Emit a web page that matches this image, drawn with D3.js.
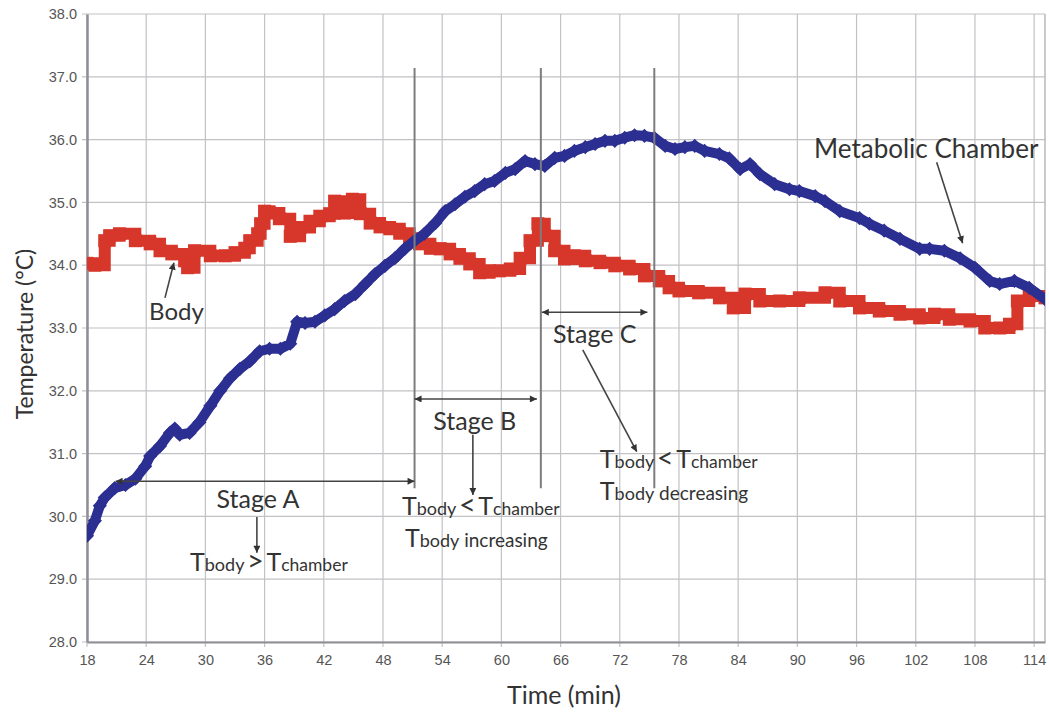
<!DOCTYPE html>
<html>
<head>
<meta charset="utf-8">
<script src="https://cdn.jsdelivr.net/npm/d3@7"></script>
<style>
  html, body { margin: 0; padding: 0; background: #fff; }
  svg { display: block; }
  .tick text { font-family: "Liberation Sans", Arial, sans-serif; font-size: 14.5px; fill: #555; }
  .note { font-family: Lato, "Open Sans", sans-serif; fill: #333; }
</style>
</head>
<body>
<svg id="chart" width="1049" height="713"></svg>
<script>
// Time (min) and temperature (°C) readings of the metabolic chamber air
const chamberTime = [18.0, 18.8, 19.3, 19.8, 20.8, 21.9, 22.9, 23.9, 24.4, 25.4, 26.4, 26.9, 27.4, 28.4, 29.4, 30.5, 31.5, 32.5, 33.5, 34.5, 35.5, 36.5, 37.6, 38.6, 39.3, 40.1, 41.1, 42.1, 43.1, 44.1, 45.2, 46.2, 47.2, 48.2, 49.2, 50.2, 51.2, 52.2, 53.3, 54.3, 55.3, 56.3, 57.3, 58.3, 59.3, 60.4, 61.4, 62.4, 63.4, 64.4, 65.4, 66.4, 67.4, 68.5, 69.5, 70.5, 71.5, 72.5, 73.5, 74.5, 75.5, 76.6, 77.6, 78.6, 79.6, 80.6, 82.1, 83.1, 84.2, 85.2, 86.2, 87.7, 89.2, 90.2, 91.8, 92.8, 94.3, 96.3, 97.3, 98.8, 100.4, 102.4, 103.4, 104.9, 106.5, 108.0, 109.5, 110.5, 112.0, 113.5, 115.1];
const chamberTemp = [29.69, 29.93, 30.17, 30.30, 30.45, 30.50, 30.60, 30.80, 30.96, 31.12, 31.33, 31.40, 31.30, 31.33, 31.50, 31.76, 32.00, 32.20, 32.35, 32.47, 32.63, 32.67, 32.67, 32.75, 33.10, 33.08, 33.10, 33.20, 33.30, 33.43, 33.54, 33.70, 33.86, 33.99, 34.11, 34.26, 34.39, 34.50, 34.67, 34.86, 34.97, 35.09, 35.18, 35.29, 35.34, 35.47, 35.53, 35.66, 35.61, 35.58, 35.71, 35.74, 35.82, 35.88, 35.93, 35.98, 35.98, 36.03, 36.07, 36.06, 36.03, 35.90, 35.85, 35.88, 35.90, 35.82, 35.77, 35.70, 35.53, 35.61, 35.45, 35.29, 35.21, 35.18, 35.10, 35.02, 34.86, 34.75, 34.66, 34.55, 34.42, 34.26, 34.26, 34.23, 34.11, 33.96, 33.75, 33.70, 33.75, 33.64, 33.46];

// Time (min) and body temperature (°C) readings
const bodyTime = [18.0, 18.8, 19.8, 20.3, 21.3, 22.9, 24.4, 25.4, 26.6, 27.9, 28.2, 28.9, 30.5, 32.0, 33.0, 34.0, 34.5, 35.3, 35.6, 36.0, 36.5, 37.5, 38.6, 39.6, 40.6, 41.6, 42.6, 43.1, 44.1, 44.9, 45.7, 46.7, 47.7, 48.7, 49.7, 50.7, 51.7, 52.8, 53.8, 54.8, 55.8, 56.8, 57.8, 58.8, 59.8, 60.9, 61.9, 62.9, 63.7, 64.4, 65.4, 66.4, 67.4, 68.5, 70.0, 71.5, 73.0, 74.5, 76.0, 77.0, 78.0, 80.0, 82.1, 83.5, 84.7, 86.2, 88.2, 90.2, 92.8, 94.3, 96.3, 98.3, 100.4, 102.4, 103.9, 105.4, 107.5, 109.0, 110.5, 111.5, 112.3, 113.5, 115.1];
const bodyTemp = [34.03, 34.00, 34.39, 34.47, 34.50, 34.39, 34.34, 34.23, 34.18, 34.07, 33.96, 34.23, 34.15, 34.15, 34.20, 34.27, 34.39, 34.50, 34.66, 34.86, 34.83, 34.74, 34.46, 34.60, 34.70, 34.78, 34.82, 35.02, 34.83, 35.05, 34.82, 34.67, 34.61, 34.58, 34.51, 34.43, 34.34, 34.27, 34.26, 34.18, 34.11, 34.02, 33.88, 33.91, 33.91, 33.94, 34.11, 34.39, 34.66, 34.47, 34.23, 34.10, 34.15, 34.07, 34.04, 33.99, 33.94, 33.83, 33.75, 33.64, 33.59, 33.56, 33.48, 33.32, 33.54, 33.43, 33.43, 33.48, 33.56, 33.43, 33.32, 33.27, 33.22, 33.16, 33.22, 33.14, 33.11, 33.00, 33.00, 33.06, 33.43, 33.51, 33.48];

// Axis ticks
const timeTicks = [18, 24, 30, 36, 42, 48, 54, 60, 66, 72, 78, 84, 90, 96, 102, 108, 114];
const tempTicks = [28, 29, 30, 31, 32, 33, 34, 35, 36, 37, 38];

// Stage boundaries (min)
const stageBounds = [51.2, 64.0, 75.5];

const svg = d3.select("#chart");
const margin = { left: 87, top: 14, right: 4, bottom: 71 };
const W = 1049, H = 713;

const x = d3.scaleLinear().domain([18, 115.1]).range([margin.left, W - margin.right]);
const y = d3.scaleLinear().domain([28, 38]).range([H - margin.bottom, margin.top]);

const defs = svg.append("defs");
defs.append("clipPath").attr("id", "plot")
  .append("rect")
  .attr("x", margin.left).attr("y", margin.top)
  .attr("width", x.range()[1] - margin.left)
  .attr("height", y.range()[0] - margin.top);

function arrowHead(id, color) {
  defs.append("marker").attr("id", id)
    .attr("viewBox", "0 0 10 10").attr("refX", 10).attr("refY", 5)
    .attr("markerWidth", 10).attr("markerHeight", 7)
    .attr("markerUnits", "userSpaceOnUse")
    .attr("orient", "auto-start-reverse")
    .append("path").attr("d", "M0,0 L10,5 L0,10 Z").attr("fill", color);
}
arrowHead("arr", "#333");

// Grid
const grid = svg.append("g");
grid.selectAll(".gx").data(timeTicks).join("line")
  .attr("x1", d => x(d)).attr("x2", d => x(d))
  .attr("y1", y(38)).attr("y2", y(28) + 5)
  .attr("stroke", "#c2c2c6").attr("stroke-width", 1.2);
grid.selectAll(".gy").data(tempTicks).join("line")
  .attr("x1", x(18) - 5).attr("x2", x.range()[1])
  .attr("y1", d => y(d)).attr("y2", d => y(d))
  .attr("stroke", "#c2c2c6").attr("stroke-width", 1.2);

// Frame
svg.append("line").attr("x1", x.range()[1]).attr("x2", x.range()[1])
  .attr("y1", y(38)).attr("y2", y(28)).attr("stroke", "#b8b8bc").attr("stroke-width", 1.5);

// Axes
const xAxis = d3.axisBottom(x).tickValues(timeTicks).tickSize(0).tickPadding(13).tickFormat(d3.format("d"));
const yAxis = d3.axisLeft(y).tickValues(tempTicks).tickSize(0).tickPadding(10).tickFormat(d3.format(".1f"));

const gx = svg.append("g").attr("class", "x-axis").attr("transform", `translate(0,${y(28)})`).call(xAxis);
const gy = svg.append("g").attr("class", "y-axis").attr("transform", `translate(${x(18)},0)`).call(yAxis);
gx.select(".domain").attr("stroke", "#8f8f95").attr("stroke-width", 2);
gy.select(".domain").attr("stroke", "#8f8f95").attr("stroke-width", 2.5);

// Axis titles
svg.append("text").attr("class", "note")
  .attr("x", 564).attr("y", 704)
  .attr("text-anchor", "middle").attr("font-size", 25)
  .text("Time (min)");
svg.append("text").attr("class", "note")
  .attr("transform", `translate(33,${(y(28) + y(38)) / 2 + 6}) rotate(-90)`)
  .attr("text-anchor", "middle").attr("font-size", 23)
  .text("Temperature (°C)");

// Data series
const plot = svg.append("g").attr("clip-path", "url(#plot)");
const chamber = chamberTime.map((t, i) => [t, chamberTemp[i]]);
const body = bodyTime.map((t, i) => [t, bodyTemp[i]]);

const red = "#d7372a", blue = "#2c2f92";

plot.append("path").datum(body)
  .attr("fill", "none").attr("stroke", red).attr("stroke-width", 12)
  .attr("stroke-linejoin", "miter")
  .attr("d", d3.line().x(d => x(d[0])).y(d => y(d[1])).curve(d3.curveStepAfter));
plot.selectAll(".bm").data(body).join("rect")
  .attr("x", d => x(d[0]) - 6.5).attr("y", d => y(d[1]) - 6.5)
  .attr("width", 13).attr("height", 13).attr("fill", red);

plot.append("path").datum(chamber)
  .attr("fill", "none").attr("stroke", blue).attr("stroke-width", 10)
  .attr("stroke-linejoin", "round")
  .attr("d", d3.line().x(d => x(d[0])).y(d => y(d[1])));
plot.selectAll(".cm").data(chamber).join("rect")
  .attr("x", -5).attr("y", -5).attr("width", 10).attr("height", 10)
  .attr("transform", d => `translate(${x(d[0])},${y(d[1])}) rotate(45)`)
  .attr("fill", blue);

// Stage boundaries
const ann = svg.append("g");
ann.selectAll(".sb").data(stageBounds).join("line")
  .attr("x1", d => x(d)).attr("x2", d => x(d))
  .attr("y1", y(37.14)).attr("y2", y(30.45))
  .attr("stroke", "#7d7d80").attr("stroke-width", 2);

function arrow(t1, v1, t2, v2, both) {
  const l = ann.append("line")
    .attr("x1", x(t1)).attr("y1", y(v1)).attr("x2", x(t2)).attr("y2", y(v2))
    .attr("stroke", "#444").attr("stroke-width", 1.6)
    .attr("marker-end", "url(#arr)");
  if (both) l.attr("marker-start", "url(#arr)");
}

// Stage spans
arrow(20.9, 30.56, 51.2, 30.56, true);
arrow(51.2, 31.87, 63.6, 31.87, true);
arrow(64.1, 33.25, 74.8, 33.25, true);

function label(t, v, txt, size, anchor) {
  ann.append("text").attr("class", "note")
    .attr("x", x(t)).attr("y", y(v))
    .attr("text-anchor", anchor || "middle").attr("font-size", size)
    .text(txt);
}
// T with smaller words on the same baseline
function relation(t, v, parts) {
  const tx = ann.append("text").attr("class", "note")
    .attr("x", x(t)).attr("y", y(v));
  parts.forEach(([s, size]) => tx.append("tspan").attr("font-size", size).text(s));
}
const rel = sym => [["T", 25], ["body", 18], [" ", 10], [sym, 29], [" ", 10], ["T", 25], ["chamber", 17.5]];

label(35.33, 30.13, "Stage A", 25);
arrow(35.22, 29.99, 35.22, 29.42, false);
relation(28.44, 29.13, rel(">"));

label(57.3, 31.38, "Stage B", 25);
arrow(57.11, 31.30, 57.11, 30.34, false);
relation(49.92, 30.02, rel("<"));
relation(50.22, 29.51, [["T", 25], ["body", 18], [" increasing", 19]]);

label(69.47, 32.76, "Stage C", 25);
arrow(68.25, 32.65, 73.72, 31.03, false);
relation(69.98, 30.77, rel("<"));
relation(69.98, 30.26, [["T", 25], ["body", 18], [" decreasing", 19]]);

label(27.07, 33.13, "Body", 24);
arrow(25.9, 33.48, 26.81, 34.04, false);

label(103.06, 35.71, "Metabolic Chamber", 26);
arrow(104.12, 35.64, 106.75, 34.35, false);
</script>
</body>
</html>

━━━━━━━━━━━━━━━━━━━━━━━━━━━━━━

WHAT TO PRODUCE:
Return the material line for line, from its beginning to the line that contains "33.75, 33.64, 33.46];", with the pictures left out.

IN RESPONSE:
Emit a web page that matches this image, drawn with D3.js.
<!DOCTYPE html>
<html>
<head>
<meta charset="utf-8">
<script src="https://cdn.jsdelivr.net/npm/d3@7"></script>
<style>
  html, body { margin: 0; padding: 0; background: #fff; }
  svg { display: block; }
  .tick text { font-family: "Liberation Sans", Arial, sans-serif; font-size: 14.5px; fill: #555; }
  .note { font-family: Lato, "Open Sans", sans-serif; fill: #333; }
</style>
</head>
<body>
<svg id="chart" width="1049" height="713"></svg>
<script>
// Time (min) and temperature (°C) readings of the metabolic chamber air
const chamberTime = [18.0, 18.8, 19.3, 19.8, 20.8, 21.9, 22.9, 23.9, 24.4, 25.4, 26.4, 26.9, 27.4, 28.4, 29.4, 30.5, 31.5, 32.5, 33.5, 34.5, 35.5, 36.5, 37.6, 38.6, 39.3, 40.1, 41.1, 42.1, 43.1, 44.1, 45.2, 46.2, 47.2, 48.2, 49.2, 50.2, 51.2, 52.2, 53.3, 54.3, 55.3, 56.3, 57.3, 58.3, 59.3, 60.4, 61.4, 62.4, 63.4, 64.4, 65.4, 66.4, 67.4, 68.5, 69.5, 70.5, 71.5, 72.5, 73.5, 74.5, 75.5, 76.6, 77.6, 78.6, 79.6, 80.6, 82.1, 83.1, 84.2, 85.2, 86.2, 87.7, 89.2, 90.2, 91.8, 92.8, 94.3, 96.3, 97.3, 98.8, 100.4, 102.4, 103.4, 104.9, 106.5, 108.0, 109.5, 110.5, 112.0, 113.5, 115.1];
const chamberTemp = [29.69, 29.93, 30.17, 30.30, 30.45, 30.50, 30.60, 30.80, 30.96, 31.12, 31.33, 31.40, 31.30, 31.33, 31.50, 31.76, 32.00, 32.20, 32.35, 32.47, 32.63, 32.67, 32.67, 32.75, 33.10, 33.08, 33.10, 33.20, 33.30, 33.43, 33.54, 33.70, 33.86, 33.99, 34.11, 34.26, 34.39, 34.50, 34.67, 34.86, 34.97, 35.09, 35.18, 35.29, 35.34, 35.47, 35.53, 35.66, 35.61, 35.58, 35.71, 35.74, 35.82, 35.88, 35.93, 35.98, 35.98, 36.03, 36.07, 36.06, 36.03, 35.90, 35.85, 35.88, 35.90, 35.82, 35.77, 35.70, 35.53, 35.61, 35.45, 35.29, 35.21, 35.18, 35.10, 35.02, 34.86, 34.75, 34.66, 34.55, 34.42, 34.26, 34.26, 34.23, 34.11, 33.96, 33.75, 33.70, 33.75, 33.64, 33.46];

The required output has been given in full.